E’ per questo che le elezioni presidenziali di questo martedì sono chiamate in realtà non a scegliere tra due “presidenti” fisici, ma tra due linee alternative di gestione del potere in una fase di delicato equilibrio “sull’orlo di un burrone”.
E’ pacifico che al timone della Casa Bianca ogni quattro anni venga scelto un rappresentante di forze - centri di pressione, lobbies finanziarie ed economiche - che poco o nulla hanno a che fare con l’anima profonda dei popoli che vivono negli States. Come è pacifico che gli stessi due partiti che si sfidano per il potere politico siano in realtà contenitori, ambedue, di similari e ampie gradazioni di spinte o idee sia di destra che di centro che di sinistra (se mai queste categorie significhino ancora qualcosa...). Come è pacifico che sull’uno o sull’altro sfidante vengano calate poste di scommesse sulla vittoria anche provenienti dalla stessa corporazione o dalla stessa multinazionale.
La scelta di questo martedì è, dunque, una scelta puramente metodologica.
Se prevarrà Obama, con la sua timidissima politica di tutela sociale delle classi meno abbienti, con la sua incertezza di fondo sul continuare o meno una politica militar-avventurista di dominio nei vecchi continenti, prevarrà una volontà “temporeggiatrice” di fronte al disordine in atto (che è anche frutto delle politiche espansionistiche atlantiche).

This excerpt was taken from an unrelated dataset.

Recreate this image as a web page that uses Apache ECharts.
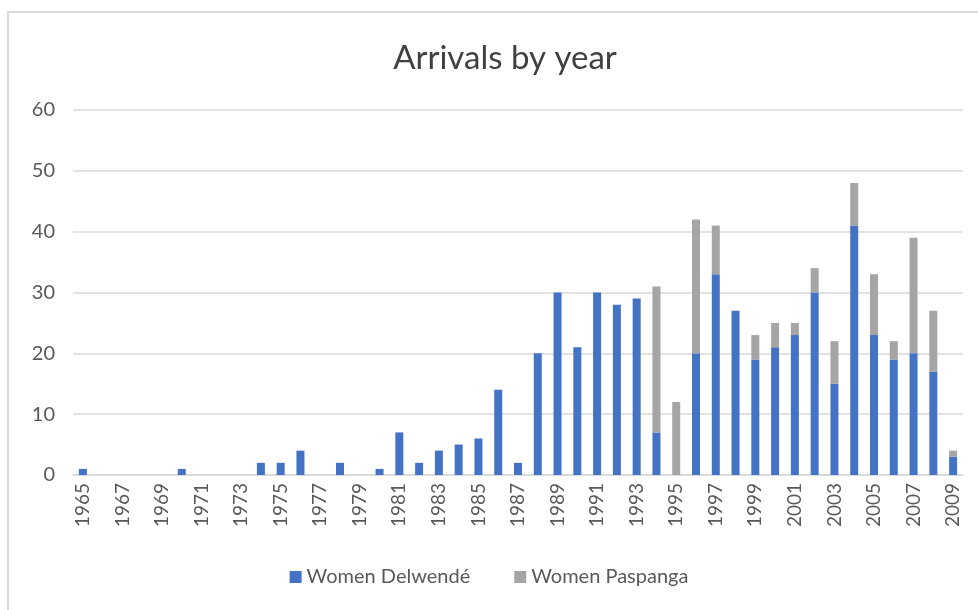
<!DOCTYPE html>
<html>
<head>
<meta charset="utf-8">
<script src="https://cdn.jsdelivr.net/npm/echarts@6/dist/echarts.min.js"></script>
<style>
  html, body { margin: 0; padding: 0; background: #fff; }
  #chart { width: 978px; height: 610px; }
</style>
</head>
<body>
<div id="chart"></div>
<script>
var years = [];
for (var y = 1965; y <= 2009; y++) years.push(String(y));

// arrivals per year
var delwende = [1, 0, 0, 0, 0, 1, 0, 0, 0, 2, 2, 4, 0, 2, 0, 1, 7, 2, 4, 5, 6, 14, 2, 20, 30,
  21, 30, 28, 29, 7, 0, 20, 33, 27, 19, 21, 23, 30, 15, 41, 23, 19, 20, 17, 3];
var paspanga = [0, 0, 0, 0, 0, 0, 0, 0, 0, 0, 0, 0, 0, 0, 0, 0, 0, 0, 0, 0, 0, 0, 0, 0, 0,
  0, 0, 0, 0, 24, 12, 22, 8, 0, 4, 4, 2, 4, 7, 7, 10, 3, 19, 10, 1];

var chart = echarts.init(document.getElementById("chart"));
var font = "Lato, 'Open Sans', sans-serif";

chart.setOption({
  animation: false,
  color: ["#4472C4", "#A5A5A5"],
  graphic: [
    {
      type: "rect",
      shape: { x: 8, y: 12, width: 1000, height: 700 },
      style: { fill: "none", stroke: "#d9d9d9", lineWidth: 2 }
    }
  ],
  title: {
    text: "Arrivals by year",
    left: 500,
    textAlign: "center",
    top: 37,
    textStyle: { fontFamily: font, fontSize: 33, fontWeight: "normal", color: "#404040" }
  },
  legend: {
    bottom: 18,
    left: "center",
    itemWidth: 12,
    itemHeight: 12,
    itemGap: 44,
    icon: "rect",
    textStyle: { fontFamily: font, fontSize: 20, color: "#595959" },
    data: ["Women Delwendé", "Women Paspanga"]
  },
  grid: { left: 73, right: 15, top: 110, bottom: 135 },
  xAxis: {
    type: "category",
    data: years,
    axisLine: { lineStyle: { color: "#d9d9d9", width: 1.5 } },
    axisTick: { show: false },
    axisLabel: {
      interval: 1,
      rotate: 90,
      margin: 8,
      fontFamily: font,
      fontSize: 19,
      color: "#595959"
    }
  },
  yAxis: {
    type: "value",
    min: 0,
    max: 60,
    interval: 10,
    axisLine: { show: false },
    axisTick: { show: false },
    splitLine: { lineStyle: { color: "#d9d9d9", width: 1.5 } },
    axisLabel: { margin: 18, fontFamily: font, fontSize: 20, color: "#595959" }
  },
  series: [
    {
      name: "Women Delwendé",
      type: "bar",
      stack: "total",
      barWidth: 8,
      data: delwende
    },
    {
      name: "Women Paspanga",
      type: "bar",
      stack: "total",
      barWidth: 8,
      data: paspanga
    }
  ]
});
</script>
</body>
</html>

Ove prevalesse Romney, convertito alle teorie reaganiane anti-tasse e di tutela delle classi più abbienti, e corifeo di una più dura presenza militare Usa nel pianeta, prevarrà una politica che tenta, con un’accelerazione pilotata, di acquisire vantaggi immediati giocando d’anticipo sul ciclo in declino.
Se il risultato delle due tattiche - il crollo ineluttabile nel lungo termine - è scontato, non è dato prevederne le destabilizzazioni che provocheranno sul breve termine.
E che riguardano soprattutto la loro colonia-avamposto sul fronte di prima linea: purtroppo la nostra Europa.